Since I had no specific page length in mind, I wrote to the size of my idea. Now of course we don’t want to write 300 pages when only twenty pages are due, but maybe we can think that part of planning and research is developing a ten, or twenty, or twenty-five page idea.

So the key to writing is not writing to fill up a bucket, but writing to develop an idea. In practice, writing to develop an idea might look like this:

  • first you have an idea,
  • then you think about its parts,
  • and you think about how its parts relate to one another,
  • and you think about what each part contains — what kind of evidence, reflection, or explanation is needed in each part.
  • Once you start writing, you rethink each part of the process as you go, as needed.
  • Once you’ve finished writing, you rethink each part of the written product in the light of its conclusion.

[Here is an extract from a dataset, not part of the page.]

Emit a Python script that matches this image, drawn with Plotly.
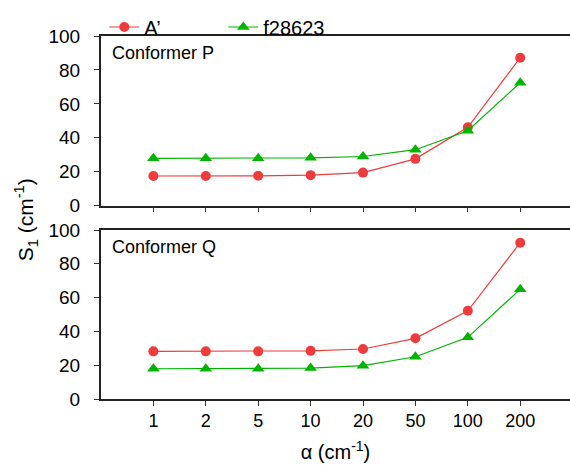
import plotly.graph_objects as go
from plotly.subplots import make_subplots

alpha_labels = ["1", "2", "5", "10", "20", "50", "100", "200"]

p_A = [17.5, 17.5, 17.6, 18.0, 19.5, 27.6, 46.2, 87.2]
p_f = [27.9, 27.9, 28.0, 28.2, 29.0, 33.0, 44.2, 72.5]

q_A = [28.2, 28.2, 28.2, 28.5, 29.6, 35.9, 52.2, 92.5]
q_f = [17.9, 17.9, 17.9, 18.3, 19.7, 25.0, 36.5, 64.9]

series_names = ["A\u2019", "f28623"]
RED = "#ef3b3b"
GREEN = "#00b400"
FONT = "Liberation Sans, Arial, Helvetica, sans-serif"

W, H = 570, 465
ML, MR, MT, MB = 100.7, 0, 36, 66
ph = H - MT - MB

fig = make_subplots(rows=2, cols=1, shared_xaxes=False, vertical_spacing=0)

def add(row, a, f, show):
    fig.add_trace(go.Scatter(x=alpha_labels, y=a, mode="lines+markers", name=series_names[0],
                             line=dict(color=RED, width=1.2),
                             marker=dict(symbol="circle", size=10, color=RED),
                             showlegend=show, legendgroup="a"), row=row, col=1)
    fig.add_trace(go.Scatter(x=alpha_labels, y=f, mode="lines+markers", name=series_names[1],
                             line=dict(color=GREEN, width=1.2),
                             marker=dict(symbol="triangle-up", size=11, color=GREEN),
                             showlegend=show, legendgroup="f"), row=row, col=1)

add(1, p_A, p_f, True)
add(2, q_A, q_f, False)

top_dom = [(H - 205.7 - MB) / ph, 1.0]
bot_dom = [0.0, (H - 230 - MB) / ph]

axcommon = dict(type="category", range=[-1, 7.95], showline=True, linecolor="#222", linewidth=1.5,
                mirror=True, ticks="outside", ticklen=5, tickwidth=1, tickcolor="#333",
                showgrid=False, zeroline=False, tickfont=dict(family=FONT, size=18, color="#000"))
ycommon = dict(range=[0, 100], tickvals=[0, 20, 40, 60, 80, 100], showline=True, linecolor="#222",
               linewidth=2, ticks="outside", ticklen=5, tickwidth=1, tickcolor="#333",
               showgrid=False, zeroline=False, tickfont=dict(family=FONT, size=19, color="#000"),
               ticklabelstandoff=10)

fig.update_layout(
    xaxis=dict(axcommon, showticklabels=False, categoryorder="array", categoryarray=alpha_labels),
    xaxis2=dict(axcommon, showticklabels=True, categoryorder="array", categoryarray=alpha_labels,
                ticklabelstandoff=0,
                title=dict(text="\u03b1 (cm<sup>-1</sup>)", font=dict(family=FONT, size=20, color="#000"),
                           standoff=15)),
    yaxis=dict(ycommon, domain=top_dom),
    yaxis2=dict(ycommon, domain=bot_dom),
)

fig.add_annotation(text="Conformer P", xref="paper", yref="y domain", x=9.5 / (W - ML - MR), y=0.90,
                   xanchor="left", yanchor="middle", showarrow=False,
                   font=dict(family=FONT, size=18, color="#000"))
fig.add_annotation(text="Conformer Q", xref="paper", yref="y2 domain", x=9.5 / (W - ML - MR), y=0.90,
                   xanchor="left", yanchor="middle", showarrow=False,
                   font=dict(family=FONT, size=18, color="#000"))
fig.add_annotation(text="S<sub>1</sub> (cm<sup>-1</sup>)", xref="paper", yref="paper",
                   x=-(ML - 25) / (W - ML - MR), y=(H - 220 - MB) / ph, textangle=-90,
                   xanchor="center", yanchor="middle", showarrow=False,
                   font=dict(family=FONT, size=21, color="#000"))

fig.update_layout(
    width=W, height=H,
    margin=dict(l=ML, r=MR, t=MT, b=MB, pad=0),
    paper_bgcolor="white", plot_bgcolor="white",
    font=dict(family=FONT, size=18, color="#000"),
    legend=dict(orientation="h", x=(104 - ML) / (W - ML - MR), xanchor="left",
                y=1 + 9 / ph, yanchor="middle", entrywidth=74, entrywidthmode="pixels",
                font=dict(family=FONT, size=20, color="#000"), bgcolor="rgba(0,0,0,0)",
                itemclick=False, tracegroupgap=0),
)

fig.write_html("out.html")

I think we can turn this idea around and let it guide how we think about reading too. Do authors put meaning into books the way we might put something into a bucket? In that case, authors put meaning into a book and readers take, hopefully, the same meaning out. Or did they create a structure of some kind, a patterned object, and our acts of reading involve different kinds of pattern recognition? I think the latter is a better approach. It helps us comprehend not only the parts and a central idea, but how the parts relate to one another. It also allows us to ask different questions about the same text, so that we can carry out different pattern recognition activities to draw different meanings from the text.

So I think the best thing we can do is kick the bucket in our academic reading and writing practices. The mind is more complex than an empty container.